> **Stated goal**:
Copy the material below verbatim from the line with "Recreate this image" to the line with "ax.set_axisbelow(True)", both lines included, omitting pictures and every line outside that range.
——
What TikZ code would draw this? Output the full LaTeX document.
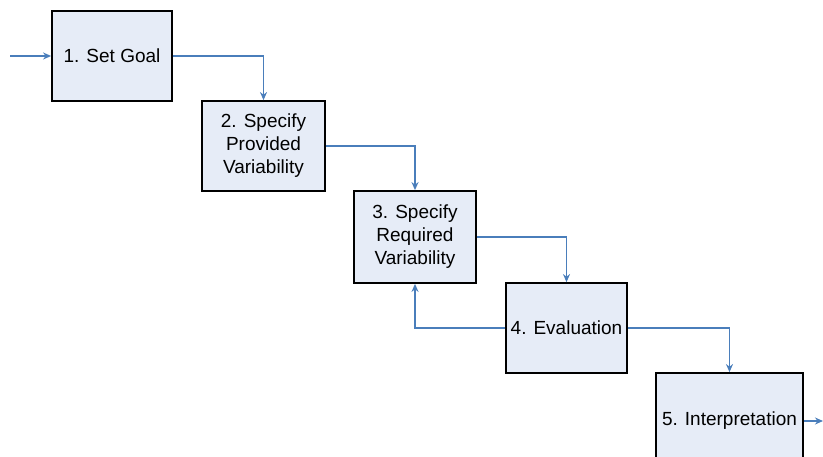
\documentclass[tikz,border=0pt]{standalone}
\usepackage{fontspec}
\setmainfont{Liberation Sans}
\usetikzlibrary{arrows.meta}
\definecolor{boxfill}{HTML}{E6ECF7}
\definecolor{linkblue}{HTML}{4A7EBB}
\begin{document}
\begin{tikzpicture}[x=1pt,y=-1pt,
  stepbox/.style={draw=black,line width=1.8pt,fill=boxfill,rectangle,inner sep=0pt,
    align=center,font=\fontsize{19}{23}\selectfont,minimum height=90pt},
  link/.style={draw=linkblue,line width=1.8pt,-{Stealth[length=8pt,width=7pt]}}]
\useasboundingbox (0,0) rectangle (823,457);
\clip (0,0) rectangle (823,457);
\node[stepbox,minimum width=120pt] (b1) at (112,56) {1. Set Goal};
\node[stepbox,minimum width=123pt] (b2) at (263.5,146) {2. Specify\\Provided\\Variability};
\node[stepbox,minimum width=122pt,minimum height=92pt] (b3) at (415,237) {3. Specify\\Required\\Variability};
\node[stepbox,minimum width=121pt] (b4) at (566.5,328) {4. Evaluation};
\node[stepbox,minimum width=147pt,minimum height=96pt] (b5) at (729.5,421) {5. Interpretation};
\coordinate (in) at (10,56);
\coordinate (out) at (823,421);
\draw[link] (in) -- (b1.west);
\draw[link] (b1.east) -| (b2.north);
\draw[link] (b2.east) -| (b3.north);
\draw[link] (b3.east) -| (b4.north);
\draw[link] (b4.west) -| (b3.south);
\draw[link] (b4.east) -| (b5.north);
\draw[link] (b5.east) -- (out);
\end{tikzpicture}
\end{document}
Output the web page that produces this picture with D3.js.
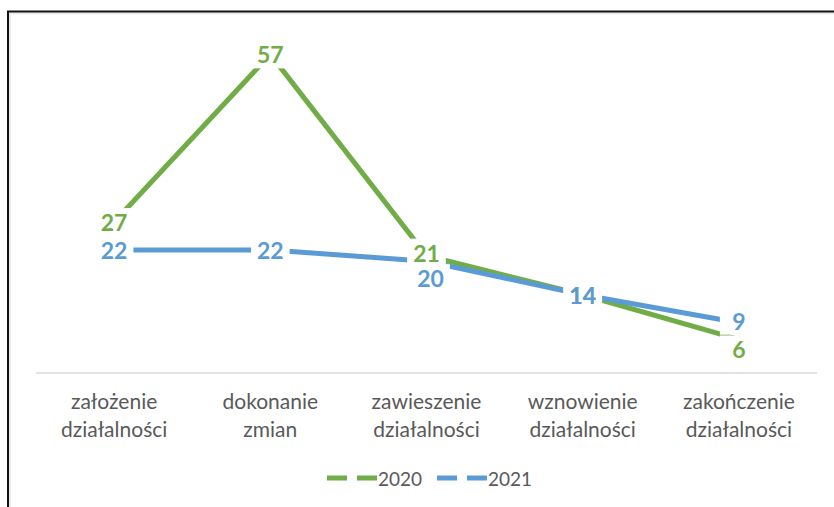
<!DOCTYPE html>
<html>
<head>
<meta charset="utf-8">
<script src="https://cdn.jsdelivr.net/npm/d3@7"></script>
<style>
  html, body { margin: 0; padding: 0; background: #fff; }
  svg { display: block; }
  text { font-family: Lato, "Open Sans", sans-serif; }
</style>
</head>
<body>
<svg id="chart" width="834" height="507"></svg>
<script>
// Categories (two-line axis labels split on "\n")
const categories = [
  "założenie\ndziałalności",
  "dokonanie\nzmian",
  "zawieszenie\ndziałalności",
  "wznowienie\ndziałalności",
  "zakończenie\ndziałalności"
];
const seriesNames = ["2020", "2021"];
const values2020 = [27, 57, 21, 14, 6];
const values2021 = [22, 22, 20, 14, 9];

// Presentation settings
const colors = { "2020": "#70AD47", "2021": "#5B9BD5" };
// Small label nudges (dx, dy) to keep overlapping labels apart
const labelNudge = {
  "2020": { 2: [0, -3], 4: [0, 10] },
  "2021": { 2: [4, 17], 4: [0, -2] }
};

const series = [
  { name: seriesNames[0], values: values2020 },
  { name: seriesNames[1], values: values2021 }
];

const svg = d3.select("#chart");
const W = 834, H = 507;
const plot = { left: 36, right: 817, top: 37.6, bottom: 373 };

// Outer chart frame (continues past the right and bottom edges)
svg.append("rect")
  .attr("x", 10).attr("y", 13.5)
  .attr("width", W + 20).attr("height", H + 20)
  .attr("fill", "none").attr("stroke", "#e6e6e6").attr("stroke-width", 1.5);
svg.append("rect")
  .attr("x", 8).attr("y", 11.5)
  .attr("width", W + 20).attr("height", H + 20)
  .attr("fill", "none").attr("stroke", "#111").attr("stroke-width", 2);

const x = d3.scaleBand()
  .domain(categories)
  .range([plot.left, plot.right]);
const cx = c => x(c) + x.bandwidth() / 2;

const y = d3.scaleLinear()
  .domain([0, 60])
  .range([plot.bottom, plot.top]);

// Category axis
const axisG = svg.append("g")
  .attr("transform", `translate(0,${plot.bottom})`)
  .call(d3.axisBottom(x).tickSize(0).tickPadding(0).tickFormat(""));
axisG.select(".domain")
  .attr("stroke", "#d9d9d9").attr("stroke-width", 1.5)
  .attr("d", `M${plot.left},0H${plot.right}`);
axisG.selectAll(".tick text").remove();
axisG.selectAll(".tick").each(function(d) {
  const t = d3.select(this).append("text")
    .attr("fill", "#595959")
    .attr("font-size", 21)
    .attr("text-anchor", "middle");
  d.split("\n").forEach((line, i) => {
    t.append("tspan").attr("x", 0).attr("y", 36 + i * 28).text(line);
  });
});

// Lines
const line = d3.line()
  .x((d, i) => cx(categories[i]))
  .y(d => y(d));

svg.selectAll("path.series")
  .data(series)
  .join("path")
  .attr("class", "series")
  .attr("fill", "none")
  .attr("stroke", d => colors[d.name])
  .attr("stroke-width", 5)
  .attr("stroke-linejoin", "round")
  .attr("d", d => line(d.values));

// Data labels: white boxes for every label first, then the numbers on top
const labels = [];
series.forEach(s => {
  s.values.forEach((v, i) => {
    const n = (labelNudge[s.name] || {})[i] || [0, 0];
    labels.push({
      name: s.name, value: v,
      lx: cx(categories[i]) + n[0],
      ly: y(v) + n[1]
    });
  });
});

const boxLayer = svg.append("g").attr("class", "label-boxes");
const textLayer = svg.append("g").attr("class", "label-texts");

labels.forEach(l => {
  const t = textLayer.append("text")
    .attr("x", l.lx).attr("y", l.ly)
    .attr("text-anchor", "middle")
    .attr("dominant-baseline", "central")
    .attr("font-size", 23)
    .attr("font-weight", "bold")
    .attr("fill", colors[l.name])
    .text(l.value);
  const w = Math.max(t.node().getComputedTextLength() + 12, 38);
  boxLayer.append("rect")
    .attr("x", l.lx - w / 2).attr("y", l.ly - 14)
    .attr("width", w).attr("height", 28)
    .attr("fill", "#fff");
});

// Legend
const legendX = [327, 437];
const legend = svg.append("g");
series.forEach((s, i) => {
  const lg = legend.append("g").attr("transform", `translate(${legendX[i]},478)`);
  lg.append("line")
    .attr("x1", 0).attr("x2", 50)
    .attr("stroke", colors[s.name])
    .attr("stroke-width", 5)
    .attr("stroke-dasharray", "20,10");
  lg.append("text")
    .attr("x", 51)
    .attr("dominant-baseline", "central")
    .attr("font-size", 19)
    .attr("fill", "#595959")
    .text(s.name);
});
</script>
</body>
</html>
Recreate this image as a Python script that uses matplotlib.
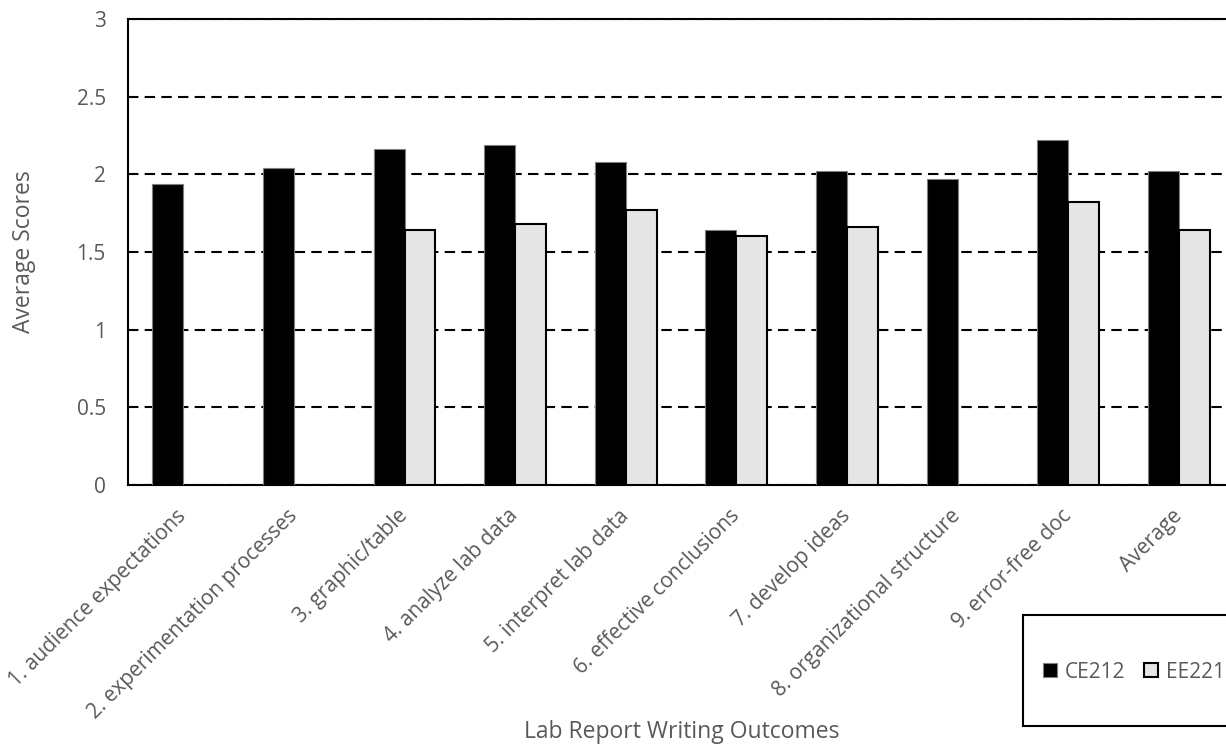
import numpy as np
import matplotlib.pyplot as plt
from matplotlib.patches import Rectangle

## Lab report writing outcomes, average scores per course
outcomes = ['1. audience expectations', '2. experimentation processes', '3. graphic/table',
            '4. analyze lab data', '5. interpret lab data', '6. effective conclusions',
            '7. develop ideas', '8. organizational structure', '9. error-free doc', 'Average']
ce212 = [1.94, 2.04, 2.16, 2.19, 2.08, 1.64, 2.02, 1.97, 2.22, 2.02]
ee221 = [np.nan, np.nan, 1.64, 1.68, 1.77, 1.60, 1.66, np.nan, 1.82, 1.64]

plt.rcParams['font.family'] = ['Open Sans', 'DejaVu Sans']
grey_txt = '#595959'
W, H = 1226, 744

fig = plt.figure(figsize=(W/100, H/100), dpi=100)
# axes runs past the right edge of the picture, like the cropped original
ax = fig.add_axes([128/W, 1 - 485/H, (1234-128)/W, (485-19)/H])

x = np.arange(len(outcomes))
w = 0.28
ax.bar(x - w/2, ce212, w, color='black', edgecolor='#7f7f7f', linewidth=0.8, label='CE212', zorder=3)
ax.bar(x + w/2, ee221, w, color='#e5e5e5', edgecolor='black', linewidth=1.5, label='EE221', zorder=3)

ax.set_xlim(-0.5, len(outcomes) - 0.5)
ax.set_ylim(0, 3)
ax.set_yticks([0, 0.5, 1, 1.5, 2, 2.5, 3])
ax.set_yticklabels(['0', '0.5', '1', '1.5', '2', '2.5', '3'])
ax.yaxis.grid(True, color='black', linestyle=(0, (5, 3)), linewidth=1.5, zorder=0)
ax.set_axisbelow(True)

ax.set_xticks(x)
ax.set_xticklabels(outcomes, rotation=45, ha='right', va='center', rotation_mode='anchor')
ax.tick_params(axis='both', length=0, colors=grey_txt)
ax.tick_params(axis='y', labelsize=15, pad=16)
ax.tick_params(axis='x', labelsize=15, pad=20)

for s in ['left', 'bottom', 'top']:
    ax.spines[s].set_color('black')
    ax.spines[s].set_linewidth(1.5)
ax.spines['right'].set_visible(False)

fig.text(24/W, 1 - 252/H, 'Average Scores', fontsize=16.5, color=grey_txt,
         rotation=90, ha='center', va='center')
fig.text(682/W, 1 - 738/H, 'Lab Report Writing Outcomes', fontsize=16.5, color=grey_txt,
         ha='center', va='baseline')

## legend box drawn by hand, cut by the right edge
fig.patches.append(Rectangle((1023/W, 1 - 726/H), 300/W, 111/H, transform=fig.transFigure,
                             facecolor='white', edgecolor='black', linewidth=1.5, zorder=5))
leg = fig.legend(loc='center left', bbox_to_anchor=(1043/W, 1 - 672/H), ncol=2,
                 fontsize=15, frameon=False, handlelength=0.65, handleheight=0.65,
                 handletextpad=0.4, columnspacing=0.9, borderpad=0, borderaxespad=0)
leg.set_zorder(6)
for t in leg.get_texts():
    t.set_color(grey_txt)

fig.savefig('out.png', dpi=100)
——
> **Correct result**:
Recreate this image as a Python script that uses matplotlib.
import numpy as np
import matplotlib.pyplot as plt
from matplotlib.patches import Rectangle

## Lab report writing outcomes, average scores per course
outcomes = ['1. audience expectations', '2. experimentation processes', '3. graphic/table',
            '4. analyze lab data', '5. interpret lab data', '6. effective conclusions',
            '7. develop ideas', '8. organizational structure', '9. error-free doc', 'Average']
ce212 = [1.94, 2.04, 2.16, 2.19, 2.08, 1.64, 2.02, 1.97, 2.22, 2.02]
ee221 = [np.nan, np.nan, 1.64, 1.68, 1.77, 1.60, 1.66, np.nan, 1.82, 1.64]

plt.rcParams['font.family'] = ['Open Sans', 'DejaVu Sans']
grey_txt = '#595959'
W, H = 1226, 744

fig = plt.figure(figsize=(W/100, H/100), dpi=100)
# axes runs past the right edge of the picture, like the cropped original
ax = fig.add_axes([128/W, 1 - 485/H, (1234-128)/W, (485-19)/H])

x = np.arange(len(outcomes))
w = 0.28
ax.bar(x - w/2, ce212, w, color='black', edgecolor='#7f7f7f', linewidth=0.8, label='CE212', zorder=3)
ax.bar(x + w/2, ee221, w, color='#e5e5e5', edgecolor='black', linewidth=1.5, label='EE221', zorder=3)

ax.set_xlim(-0.5, len(outcomes) - 0.5)
ax.set_ylim(0, 3)
ax.set_yticks([0, 0.5, 1, 1.5, 2, 2.5, 3])
ax.set_yticklabels(['0', '0.5', '1', '1.5', '2', '2.5', '3'])
ax.yaxis.grid(True, color='black', linestyle=(0, (5, 3)), linewidth=1.5, zorder=0)
ax.set_axisbelow(True)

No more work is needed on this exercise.